__Available data__.
------------------------------------------------

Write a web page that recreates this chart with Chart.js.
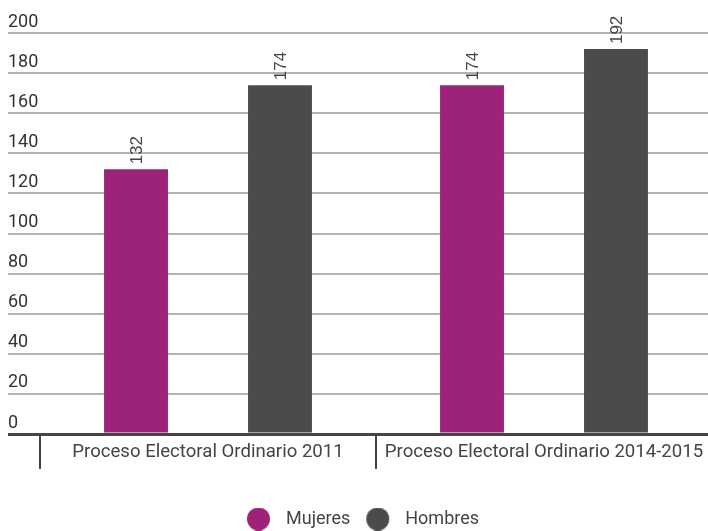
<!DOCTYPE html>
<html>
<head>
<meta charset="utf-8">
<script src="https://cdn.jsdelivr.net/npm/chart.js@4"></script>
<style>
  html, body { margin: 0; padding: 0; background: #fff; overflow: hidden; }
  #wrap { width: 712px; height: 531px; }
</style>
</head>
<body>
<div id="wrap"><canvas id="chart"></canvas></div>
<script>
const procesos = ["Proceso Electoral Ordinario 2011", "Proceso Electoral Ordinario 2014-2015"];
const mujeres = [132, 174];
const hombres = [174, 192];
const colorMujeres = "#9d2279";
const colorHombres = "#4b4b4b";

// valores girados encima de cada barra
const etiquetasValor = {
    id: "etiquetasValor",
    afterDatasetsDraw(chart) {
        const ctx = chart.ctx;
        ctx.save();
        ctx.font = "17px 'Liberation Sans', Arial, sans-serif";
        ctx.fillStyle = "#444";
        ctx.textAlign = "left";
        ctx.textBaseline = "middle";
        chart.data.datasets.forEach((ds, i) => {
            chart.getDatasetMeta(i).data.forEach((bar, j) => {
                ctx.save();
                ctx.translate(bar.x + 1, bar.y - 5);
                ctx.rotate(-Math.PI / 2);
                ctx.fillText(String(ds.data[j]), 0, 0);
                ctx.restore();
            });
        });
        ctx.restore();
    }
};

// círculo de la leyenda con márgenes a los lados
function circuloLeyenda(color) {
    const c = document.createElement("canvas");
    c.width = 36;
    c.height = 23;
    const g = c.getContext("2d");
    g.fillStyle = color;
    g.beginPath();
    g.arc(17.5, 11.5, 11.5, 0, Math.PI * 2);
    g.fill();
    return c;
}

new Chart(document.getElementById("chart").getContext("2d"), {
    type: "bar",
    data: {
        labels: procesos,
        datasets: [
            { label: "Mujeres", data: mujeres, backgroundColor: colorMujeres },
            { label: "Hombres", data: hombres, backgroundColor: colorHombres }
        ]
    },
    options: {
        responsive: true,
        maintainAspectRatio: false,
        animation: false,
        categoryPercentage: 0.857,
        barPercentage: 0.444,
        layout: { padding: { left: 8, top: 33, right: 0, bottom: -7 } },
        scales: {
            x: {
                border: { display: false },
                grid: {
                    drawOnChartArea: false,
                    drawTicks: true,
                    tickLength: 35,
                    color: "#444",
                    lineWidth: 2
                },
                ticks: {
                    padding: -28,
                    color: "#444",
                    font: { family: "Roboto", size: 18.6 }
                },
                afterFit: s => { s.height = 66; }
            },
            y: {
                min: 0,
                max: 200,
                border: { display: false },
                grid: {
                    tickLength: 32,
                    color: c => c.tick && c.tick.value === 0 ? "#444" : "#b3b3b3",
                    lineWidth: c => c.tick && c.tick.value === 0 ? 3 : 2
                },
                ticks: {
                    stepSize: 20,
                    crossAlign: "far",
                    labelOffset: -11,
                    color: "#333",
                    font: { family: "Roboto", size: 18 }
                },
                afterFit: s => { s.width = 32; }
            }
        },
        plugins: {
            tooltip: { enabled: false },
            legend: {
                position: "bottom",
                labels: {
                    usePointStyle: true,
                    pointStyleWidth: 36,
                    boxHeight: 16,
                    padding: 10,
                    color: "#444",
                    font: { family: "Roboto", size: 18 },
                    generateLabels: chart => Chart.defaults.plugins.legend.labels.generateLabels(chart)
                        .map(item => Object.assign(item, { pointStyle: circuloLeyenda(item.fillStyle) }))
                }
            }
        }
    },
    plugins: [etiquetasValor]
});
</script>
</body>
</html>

------------------------------------------------

Exclude every picture and copy the remaining data exactly.

Write a web page that recreates this chart with Chart.js.
<!DOCTYPE html>
<html>
<head>
<meta charset="utf-8">
<script src="https://cdn.jsdelivr.net/npm/chart.js@4"></script>
<style>
  html, body { margin: 0; padding: 0; background: #fff; overflow: hidden; }
  #wrap { width: 712px; height: 531px; }
</style>
</head>
<body>
<div id="wrap"><canvas id="chart"></canvas></div>
<script>
const procesos = ["Proceso Electoral Ordinario 2011", "Proceso Electoral Ordinario 2014-2015"];
const mujeres = [132, 174];
const hombres = [174, 192];
const colorMujeres = "#9d2279";
const colorHombres = "#4b4b4b";

// valores girados encima de cada barra
const etiquetasValor = {
    id: "etiquetasValor",
    afterDatasetsDraw(chart) {
        const ctx = chart.ctx;
        ctx.save();
        ctx.font = "17px 'Liberation Sans', Arial, sans-serif";
        ctx.fillStyle = "#444";
        ctx.textAlign = "left";
        ctx.textBaseline = "middle";
        chart.data.datasets.forEach((ds, i) => {
            chart.getDatasetMeta(i).data.forEach((bar, j) => {
                ctx.save();
                ctx.translate(bar.x + 1, bar.y - 5);
                ctx.rotate(-Math.PI / 2);
                ctx.fillText(String(ds.data[j]), 0, 0);
                ctx.restore();
            });
        });
        ctx.restore();
    }
};

// círculo de la leyenda con márgenes a los lados
function circuloLeyenda(color) {
    const c = document.createElement("canvas");
    c.width = 36;
    c.height = 23;
    const g = c.getContext("2d");
    g.fillStyle = color;
    g.beginPath();
    g.arc(17.5, 11.5, 11.5, 0, Math.PI * 2);
    g.fill();
    return c;
}

new Chart(document.getElementById("chart").getContext("2d"), {
    type: "bar",
    data: {
        labels: procesos,
        datasets: [
            { label: "Mujeres", data: mujeres, backgroundColor: colorMujeres },
            { label: "Hombres", data: hombres, backgroundColor: colorHombres }
        ]
    },
    options: {
        responsive: true,
        maintainAspectRatio: false,
        animation: false,
        categoryPercentage: 0.857,
        barPercentage: 0.444,
        layout: { padding: { left: 8, top: 33, right: 0, bottom: -7 } },
        scales: {
            x: {
                border: { display: false },
                grid: {
                    drawOnChartArea: false,
                    drawTicks: true,
                    tickLength: 35,
                    color: "#444",
                    lineWidth: 2
                },
                ticks: {
                    padding: -28,
                    color: "#444",
                    font: { family: "Roboto", size: 18.6 }
                },
                afterFit: s => { s.height = 66; }
            },
            y: {
                min: 0,
                max: 200,
                border: { display: false },
                grid: {
                    tickLength: 32,
                    color: c => c.tick && c.tick.value === 0 ? "#444" : "#b3b3b3",
                    lineWidth: c => c.tick && c.tick.value === 0 ? 3 : 2
                },
                ticks: {
                    stepSize: 20,
                    crossAlign: "far",
                    labelOffset: -11,
                    color: "#333",
                    font: { family: "Roboto", size: 18 }
                },
                afterFit: s => { s.width = 32; }
            }
        },
        plugins: {
            tooltip: { enabled: false },
            legend: {
                position: "bottom",
                labels: {
                    usePointStyle: true,
                    pointStyleWidth: 36,
                    boxHeight: 16,
                    padding: 10,
                    color: "#444",
                    font: { family: "Roboto", size: 18 },
                    generateLabels: chart => Chart.defaults.plugins.legend.labels.generateLabels(chart)
                        .map(item => Object.assign(item, { pointStyle: circuloLeyenda(item.fillStyle) }))
                }
            }
        }
    },
    plugins: [etiquetasValor]
});
</script>
</body>
</html>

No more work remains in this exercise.